The official reading by the National Bureau of Statistics (NBS) shows that most of the sub-indexes are ticking up, a rare improvement in the past three months.

The new export sub-index, in particular, was strong at 50.1, 1.9 percentage points higher than in the previous month, indicating significant improvement in the performance of the export sector.

A reading above 50 indicates expansion of the manufacturing sector while it points to contraction if it falls below that mark.

However, despite the improved official March PMI, which mainly monitors large State-owned enterprises, the overall vitality of the economy remains questionable, as a number of indicators have sounded an alarm.

For example, the NBS statistics show that the fixed-asset investment growth fell to 17.9 percent, the lowest since Dec. 2002.

Based on PMI and other indicators, many economists predict that the year-on-year GDP growth could fall to below 7.5 percent in the first quarter.

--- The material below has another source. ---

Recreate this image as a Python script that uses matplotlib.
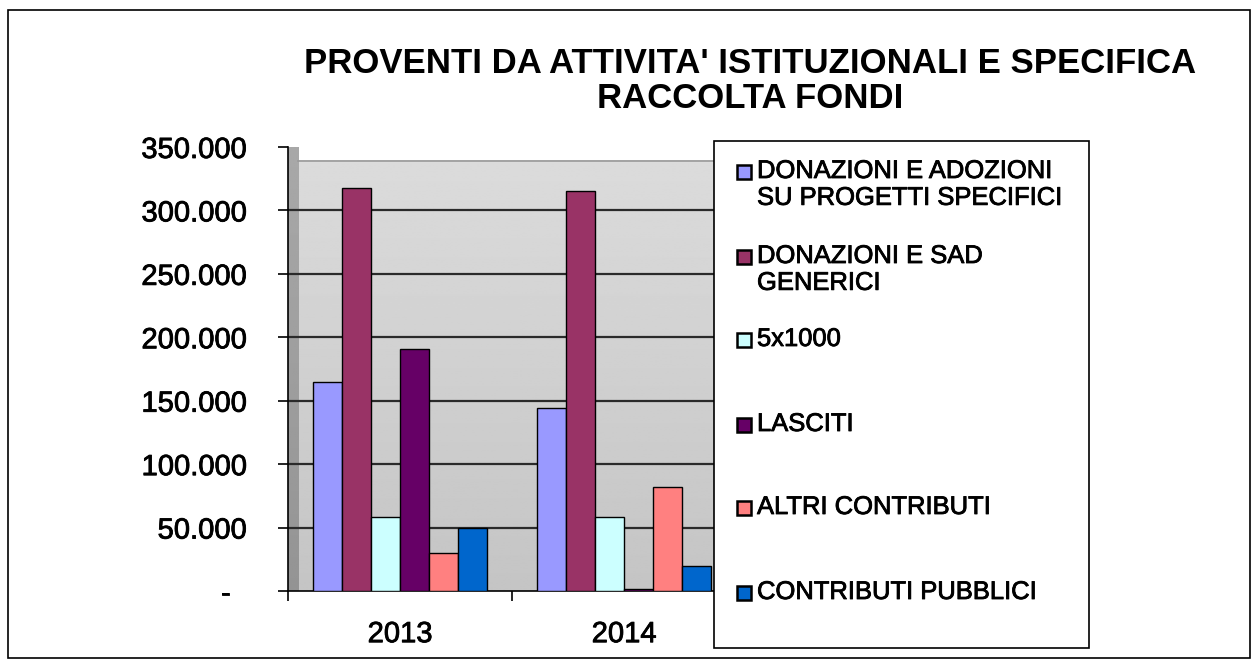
import matplotlib
matplotlib.use("Agg")
import matplotlib.pyplot as plt
import matplotlib.patheffects as pe
import numpy as np
from matplotlib.patches import Rectangle

plt.rcParams["font.family"] = ["Liberation Sans", "DejaVu Sans"]

# -- data ----------------------------------------------------------------------
years = ["2013", "2014"]
series = [
    "DONAZIONI E ADOZIONI\nSU PROGETTI SPECIFICI",
    "DONAZIONI E SAD\nGENERICI",
    "5x1000",
    "LASCITI",
    "ALTRI CONTRIBUTI",
    "CONTRIBUTI PUBBLICI",
]
adozioni = [165000, 144000]
sad_generici = [318000, 315000]
cinque_per_mille = [58000, 58000]
lasciti = [191000, 1500]
altri_contributi = [30000, 82000]
contributi_pubblici = [50000, 20000]
values = [adozioni, sad_generici, cinque_per_mille, lasciti,
          altri_contributi, contributi_pubblici]
colours = ["#9999ff", "#993366", "#ccffff", "#660066", "#ff8080", "#0066cc"]

y_ticks = [0, 50000, 100000, 150000, 200000, 250000, 300000, 350000]
y_ticklabels = ["-  ", "50.000", "100.000", "150.000", "200.000",
                "250.000", "300.000", "350.000"]

heavy = [pe.withStroke(linewidth=0.6, foreground="black")]

# -- figure --------------------------------------------------------------------
W, H = 1258, 661
fig = plt.figure(figsize=(W / 100, H / 100), dpi=100)
fig.patch.set_facecolor("white")

# outer frame
fig.patches.append(Rectangle((8 / W, 1 - 658 / H), 1242 / W, 648 / H,
                             transform=fig.transFigure, fill=False,
                             edgecolor="black", linewidth=1.2))

ax = fig.add_axes([288 / W, 1 - 591 / H, 448 / W, 444 / H])
ax.set_xlim(-0.5, 1.5)
ax.set_ylim(0, 350000)
ax.set_facecolor("white")

# back wall gradient + side wall
grad = np.linspace(0.86, 0.77, 256).reshape(-1, 1)
ax.imshow(grad, extent=(-0.455, 1.5, 0, 339000), aspect="auto",
          cmap="gray", vmin=0, vmax=1, origin="upper", zorder=0)
ax.imshow(np.linspace(0.66, 0.58, 256).reshape(-1, 1),
          extent=(-0.5, -0.455, 0, 350000), aspect="auto",
          cmap="gray", vmin=0, vmax=1, origin="upper", zorder=0)
for yv in y_ticks[1:-1]:
    ax.axhline(yv, color="#2a2a2a", linewidth=1.6, zorder=1)
ax.plot([-0.455, 1.5], [339000, 339000], color="#999999", lw=1.2, zorder=1)

x = np.arange(len(years))
n = len(series)
bw = 0.13
for i, (vals, col) in enumerate(zip(values, colours)):
    ax.bar(x + (i - (n - 1) / 2) * bw, vals, width=bw, color=col,
           edgecolor="black", linewidth=1.0, zorder=3)

ax.spines["top"].set_visible(False)
ax.spines["right"].set_visible(False)
ax.spines["left"].set_linewidth(1.2)
ax.spines["bottom"].set_linewidth(1.2)

ax.set_yticks(y_ticks)
ax.set_yticklabels(y_ticklabels, fontsize=21)
ax.tick_params(axis="y", direction="out", length=7, width=1.2, pad=23)

ax.set_xticks([-0.5, 0.5, 1.5])
ax.set_xticklabels(["", "", ""])
ax.set_xticks(x, minor=True)
ax.set_xticklabels(years, minor=True, fontsize=21)
ax.tick_params(axis="x", which="major", direction="out", length=7, width=1.2)
ax.tick_params(axis="x", which="minor", length=0, pad=21)
for t in ax.get_yticklabels() + ax.get_xticklabels(minor=True):
    t.set_path_effects(heavy)

# title
fig.text(750 / W, 1 - 81 / H,
         "PROVENTI DA ATTIVITA' ISTITUZIONALI E SPECIFICA\nRACCOLTA FONDI",
         ha="center", va="center", fontsize=25, fontweight="bold",
         linespacing=1.1)

# legend box drawn by hand to follow the original's uneven row spacing
fig.patches.append(Rectangle((714 / W, 1 - 648 / H), 375 / W, 507 / H,
                             transform=fig.transFigure, facecolor="white",
                             edgecolor="black", linewidth=1.2, zorder=5))
row_y = [172, 257, 340, 425, 508, 593]
for label, col, yy in zip(series, colours, row_y):
    fig.patches.append(Rectangle((737 / W, 1 - (yy + 7) / H), 14 / W, 14 / H,
                                 transform=fig.transFigure, facecolor=col,
                                 edgecolor="black", linewidth=1.8, zorder=6))
    fig.text(757 / W, 1 - (yy - 13) / H, label, ha="left", va="top",
             fontsize=18.4, linespacing=1.15, zorder=7, path_effects=heavy)

fig.savefig("out.png", dpi=100)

The situation no doubt is very harsh. But a silver lining in the cloudy statistics is that the employment sub-index in the official PMI registered a positive growth to reach 48.3 in March, up from 48 in February.

Although it remains below 50, the rise in the reading shows the employment market remains resilient and, as the country's job-encouraging policies unfold, more jobs could hopefully be created in the coming months.

As the employment sector improves and inflation remains mild, policymakers still have some room to stick to its economic restructuring drive and avoid using large-scale stimulus to bolster growth.